## Data extract
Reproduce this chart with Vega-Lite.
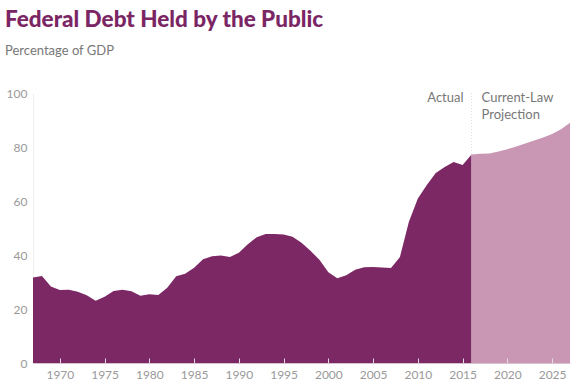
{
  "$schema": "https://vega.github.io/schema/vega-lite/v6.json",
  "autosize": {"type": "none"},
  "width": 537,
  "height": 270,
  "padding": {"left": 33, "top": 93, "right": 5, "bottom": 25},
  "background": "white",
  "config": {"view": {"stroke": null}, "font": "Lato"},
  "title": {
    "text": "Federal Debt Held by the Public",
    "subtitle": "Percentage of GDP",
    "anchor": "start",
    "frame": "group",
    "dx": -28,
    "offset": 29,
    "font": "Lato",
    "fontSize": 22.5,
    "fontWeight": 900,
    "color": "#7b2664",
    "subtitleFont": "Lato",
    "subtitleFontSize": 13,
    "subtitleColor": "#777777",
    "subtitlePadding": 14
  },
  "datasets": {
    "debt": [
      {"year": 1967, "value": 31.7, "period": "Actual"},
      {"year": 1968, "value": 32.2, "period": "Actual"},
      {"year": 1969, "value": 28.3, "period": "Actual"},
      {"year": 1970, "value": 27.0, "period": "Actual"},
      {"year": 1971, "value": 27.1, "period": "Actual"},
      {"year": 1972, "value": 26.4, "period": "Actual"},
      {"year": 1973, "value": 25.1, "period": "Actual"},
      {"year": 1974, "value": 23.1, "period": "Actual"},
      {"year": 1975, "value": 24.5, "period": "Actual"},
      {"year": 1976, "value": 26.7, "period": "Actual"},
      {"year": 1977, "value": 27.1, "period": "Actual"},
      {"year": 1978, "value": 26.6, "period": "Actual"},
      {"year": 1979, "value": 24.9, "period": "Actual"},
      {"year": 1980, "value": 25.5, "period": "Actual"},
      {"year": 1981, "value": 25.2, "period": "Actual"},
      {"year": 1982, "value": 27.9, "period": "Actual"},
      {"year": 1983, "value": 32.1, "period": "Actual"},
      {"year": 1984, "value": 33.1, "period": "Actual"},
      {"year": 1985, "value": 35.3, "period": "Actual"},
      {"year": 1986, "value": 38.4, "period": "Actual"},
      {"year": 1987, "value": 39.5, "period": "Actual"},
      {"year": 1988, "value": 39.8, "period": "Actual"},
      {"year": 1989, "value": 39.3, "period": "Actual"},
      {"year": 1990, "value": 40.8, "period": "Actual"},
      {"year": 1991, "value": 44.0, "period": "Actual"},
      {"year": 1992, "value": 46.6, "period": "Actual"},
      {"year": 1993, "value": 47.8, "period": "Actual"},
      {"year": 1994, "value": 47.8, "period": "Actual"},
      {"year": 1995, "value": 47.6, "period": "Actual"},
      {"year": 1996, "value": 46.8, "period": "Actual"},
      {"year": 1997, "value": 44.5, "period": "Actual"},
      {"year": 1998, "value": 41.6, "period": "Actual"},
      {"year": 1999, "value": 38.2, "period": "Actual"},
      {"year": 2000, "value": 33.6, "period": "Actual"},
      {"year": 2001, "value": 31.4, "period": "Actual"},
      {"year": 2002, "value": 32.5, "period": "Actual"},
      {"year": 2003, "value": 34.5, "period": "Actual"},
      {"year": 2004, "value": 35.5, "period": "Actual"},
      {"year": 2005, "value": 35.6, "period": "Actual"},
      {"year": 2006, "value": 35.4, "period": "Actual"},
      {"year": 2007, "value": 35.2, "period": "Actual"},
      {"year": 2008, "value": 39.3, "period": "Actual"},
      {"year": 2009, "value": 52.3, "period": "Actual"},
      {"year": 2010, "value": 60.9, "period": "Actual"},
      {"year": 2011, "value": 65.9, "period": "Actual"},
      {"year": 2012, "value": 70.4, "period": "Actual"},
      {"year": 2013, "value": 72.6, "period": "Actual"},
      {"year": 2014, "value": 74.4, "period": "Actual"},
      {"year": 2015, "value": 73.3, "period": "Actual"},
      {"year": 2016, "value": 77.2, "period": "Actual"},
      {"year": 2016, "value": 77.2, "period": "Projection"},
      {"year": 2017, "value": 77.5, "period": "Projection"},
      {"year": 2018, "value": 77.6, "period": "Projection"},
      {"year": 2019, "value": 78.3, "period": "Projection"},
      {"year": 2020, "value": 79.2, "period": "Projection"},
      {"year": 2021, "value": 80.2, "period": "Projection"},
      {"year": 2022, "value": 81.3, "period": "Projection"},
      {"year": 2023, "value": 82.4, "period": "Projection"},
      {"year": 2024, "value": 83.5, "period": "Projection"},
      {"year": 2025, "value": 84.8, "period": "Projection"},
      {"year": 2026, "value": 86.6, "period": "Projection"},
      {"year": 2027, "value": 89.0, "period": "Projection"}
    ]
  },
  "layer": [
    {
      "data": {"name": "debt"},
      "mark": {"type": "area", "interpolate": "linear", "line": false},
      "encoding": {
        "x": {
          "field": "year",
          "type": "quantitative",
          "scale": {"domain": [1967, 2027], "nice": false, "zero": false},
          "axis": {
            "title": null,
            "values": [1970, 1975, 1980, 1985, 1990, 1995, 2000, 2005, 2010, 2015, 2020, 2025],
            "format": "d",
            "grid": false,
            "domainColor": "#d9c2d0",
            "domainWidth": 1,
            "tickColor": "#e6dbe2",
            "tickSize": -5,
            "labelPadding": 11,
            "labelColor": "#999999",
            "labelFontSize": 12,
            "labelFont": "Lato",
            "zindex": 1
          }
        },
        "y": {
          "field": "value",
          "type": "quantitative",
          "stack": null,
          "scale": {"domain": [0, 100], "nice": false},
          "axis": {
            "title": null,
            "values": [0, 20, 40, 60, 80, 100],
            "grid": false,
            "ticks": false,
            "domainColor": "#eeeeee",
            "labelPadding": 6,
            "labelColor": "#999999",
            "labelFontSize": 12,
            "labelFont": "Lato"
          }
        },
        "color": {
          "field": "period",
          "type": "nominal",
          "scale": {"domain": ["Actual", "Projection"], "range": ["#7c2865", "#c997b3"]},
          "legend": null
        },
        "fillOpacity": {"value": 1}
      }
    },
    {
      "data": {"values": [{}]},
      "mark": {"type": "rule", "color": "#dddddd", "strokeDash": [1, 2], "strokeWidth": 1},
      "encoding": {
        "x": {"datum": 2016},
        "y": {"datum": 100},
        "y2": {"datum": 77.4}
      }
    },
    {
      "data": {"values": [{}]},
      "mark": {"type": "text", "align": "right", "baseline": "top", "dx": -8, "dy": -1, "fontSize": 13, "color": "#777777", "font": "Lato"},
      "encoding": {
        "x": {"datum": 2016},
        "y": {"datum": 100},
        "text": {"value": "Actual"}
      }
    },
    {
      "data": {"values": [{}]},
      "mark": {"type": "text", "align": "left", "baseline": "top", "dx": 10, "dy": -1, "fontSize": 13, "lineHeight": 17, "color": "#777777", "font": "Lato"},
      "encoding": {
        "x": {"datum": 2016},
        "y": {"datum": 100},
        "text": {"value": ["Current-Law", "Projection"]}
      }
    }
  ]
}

## Task objective
Please transcribe the material above exactly as written. Leave the pictures out.

## Expected output
Reproduce this chart with Vega-Lite.
{
  "$schema": "https://vega.github.io/schema/vega-lite/v6.json",
  "autosize": {"type": "none"},
  "width": 537,
  "height": 270,
  "padding": {"left": 33, "top": 93, "right": 5, "bottom": 25},
  "background": "white",
  "config": {"view": {"stroke": null}, "font": "Lato"},
  "title": {
    "text": "Federal Debt Held by the Public",
    "subtitle": "Percentage of GDP",
    "anchor": "start",
    "frame": "group",
    "dx": -28,
    "offset": 29,
    "font": "Lato",
    "fontSize": 22.5,
    "fontWeight": 900,
    "color": "#7b2664",
    "subtitleFont": "Lato",
    "subtitleFontSize": 13,
    "subtitleColor": "#777777",
    "subtitlePadding": 14
  },
  "datasets": {
    "debt": [
      {"year": 1967, "value": 31.7, "period": "Actual"},
      {"year": 1968, "value": 32.2, "period": "Actual"},
      {"year": 1969, "value": 28.3, "period": "Actual"},
      {"year": 1970, "value": 27.0, "period": "Actual"},
      {"year": 1971, "value": 27.1, "period": "Actual"},
      {"year": 1972, "value": 26.4, "period": "Actual"},
      {"year": 1973, "value": 25.1, "period": "Actual"},
      {"year": 1974, "value": 23.1, "period": "Actual"},
      {"year": 1975, "value": 24.5, "period": "Actual"},
      {"year": 1976, "value": 26.7, "period": "Actual"},
      {"year": 1977, "value": 27.1, "period": "Actual"},
      {"year": 1978, "value": 26.6, "period": "Actual"},
      {"year": 1979, "value": 24.9, "period": "Actual"},
      {"year": 1980, "value": 25.5, "period": "Actual"},
      {"year": 1981, "value": 25.2, "period": "Actual"},
      {"year": 1982, "value": 27.9, "period": "Actual"},
      {"year": 1983, "value": 32.1, "period": "Actual"},
      {"year": 1984, "value": 33.1, "period": "Actual"},
      {"year": 1985, "value": 35.3, "period": "Actual"},
      {"year": 1986, "value": 38.4, "period": "Actual"},
      {"year": 1987, "value": 39.5, "period": "Actual"},
      {"year": 1988, "value": 39.8, "period": "Actual"},
      {"year": 1989, "value": 39.3, "period": "Actual"},
      {"year": 1990, "value": 40.8, "period": "Actual"},
      {"year": 1991, "value": 44.0, "period": "Actual"},
      {"year": 1992, "value": 46.6, "period": "Actual"},
      {"year": 1993, "value": 47.8, "period": "Actual"},
      {"year": 1994, "value": 47.8, "period": "Actual"},
      {"year": 1995, "value": 47.6, "period": "Actual"},
      {"year": 1996, "value": 46.8, "period": "Actual"},
      {"year": 1997, "value": 44.5, "period": "Actual"},
      {"year": 1998, "value": 41.6, "period": "Actual"},
      {"year": 1999, "value": 38.2, "period": "Actual"},
      {"year": 2000, "value": 33.6, "period": "Actual"},
      {"year": 2001, "value": 31.4, "period": "Actual"},
      {"year": 2002, "value": 32.5, "period": "Actual"},
      {"year": 2003, "value": 34.5, "period": "Actual"},
      {"year": 2004, "value": 35.5, "period": "Actual"},
      {"year": 2005, "value": 35.6, "period": "Actual"},
      {"year": 2006, "value": 35.4, "period": "Actual"},
      {"year": 2007, "value": 35.2, "period": "Actual"},
      {"year": 2008, "value": 39.3, "period": "Actual"},
      {"year": 2009, "value": 52.3, "period": "Actual"},
      {"year": 2010, "value": 60.9, "period": "Actual"},
      {"year": 2011, "value": 65.9, "period": "Actual"},
      {"year": 2012, "value": 70.4, "period": "Actual"},
      {"year": 2013, "value": 72.6, "period": "Actual"},
      {"year": 2014, "value": 74.4, "period": "Actual"},
      {"year": 2015, "value": 73.3, "period": "Actual"},
      {"year": 2016, "value": 77.2, "period": "Actual"},
      {"year": 2016, "value": 77.2, "period": "Projection"},
      {"year": 2017, "value": 77.5, "period": "Projection"},
      {"year": 2018, "value": 77.6, "period": "Projection"},
      {"year": 2019, "value": 78.3, "period": "Projection"},
      {"year": 2020, "value": 79.2, "period": "Projection"},
      {"year": 2021, "value": 80.2, "period": "Projection"},
      {"year": 2022, "value": 81.3, "period": "Projection"},
      {"year": 2023, "value": 82.4, "period": "Projection"},
      {"year": 2024, "value": 83.5, "period": "Projection"},
      {"year": 2025, "value": 84.8, "period": "Projection"},
      {"year": 2026, "value": 86.6, "period": "Projection"},
      {"year": 2027, "value": 89.0, "period": "Projection"}
    ]
  },
  "layer": [
    {
      "data": {"name": "debt"},
      "mark": {"type": "area", "interpolate": "linear", "line": false},
      "encoding": {
        "x": {
          "field": "year",
          "type": "quantitative",
          "scale": {"domain": [1967, 2027], "nice": false, "zero": false},
          "axis": {
            "title": null,
            "values": [1970, 1975, 1980, 1985, 1990, 1995, 2000, 2005, 2010, 2015, 2020, 2025],
            "format": "d",
            "grid": false,
            "domainColor": "#d9c2d0",
            "domainWidth": 1,
            "tickColor": "#e6dbe2",
            "tickSize": -5,
            "labelPadding": 11,
            "labelColor": "#999999",
            "labelFontSize": 12,
            "labelFont": "Lato",
            "zindex": 1
          }
        },
        "y": {
          "field": "value",
          "type": "quantitative",
          "stack": null,
          "scale": {"domain": [0, 100], "nice": false},
          "axis": {
            "title": null,
            "values": [0, 20, 40, 60, 80, 100],
            "grid": false,
            "ticks": false,
            "domainColor": "#eeeeee",
            "labelPadding": 6,
            "labelColor": "#999999",
            "labelFontSize": 12,
            "labelFont": "Lato"
          }
        },
        "color": {
          "field": "period",
          "type": "nominal",
          "scale": {"domain": ["Actual", "Projection"], "range": ["#7c2865", "#c997b3"]},
          "legend": null
        },
        "fillOpacity": {"value": 1}
      }
    },
    {
      "data": {"values": [{}]},
      "mark": {"type": "rule", "color": "#dddddd", "strokeDash": [1, 2], "strokeWidth": 1},
      "encoding": {
        "x": {"datum": 2016},
        "y": {"datum": 100},
        "y2": {"datum": 77.4}
      }
    },
    {
      "data": {"values": [{}]},
      "mark": {"type": "text", "align": "right", "baseline": "top", "dx": -8, "dy": -1, "fontSize": 13, "color": "#777777", "font": "Lato"},
      "encoding": {
        "x": {"datum": 2016},
        "y": {"datum": 100},
        "text": {"value": "Actual"}
      }
    },
    {
      "data": {"values": [{}]},
      "mark": {"type": "text", "align": "left", "baseline": "top", "dx": 10, "dy": -1, "fontSize": 13, "lineHeight": 17, "color": "#777777", "font": "Lato"},
      "encoding": {
        "x": {"datum": 2016},
        "y": {"datum": 100},
        "text": {"value": ["Current-Law", "Projection"]}
      }
    }
  ]
}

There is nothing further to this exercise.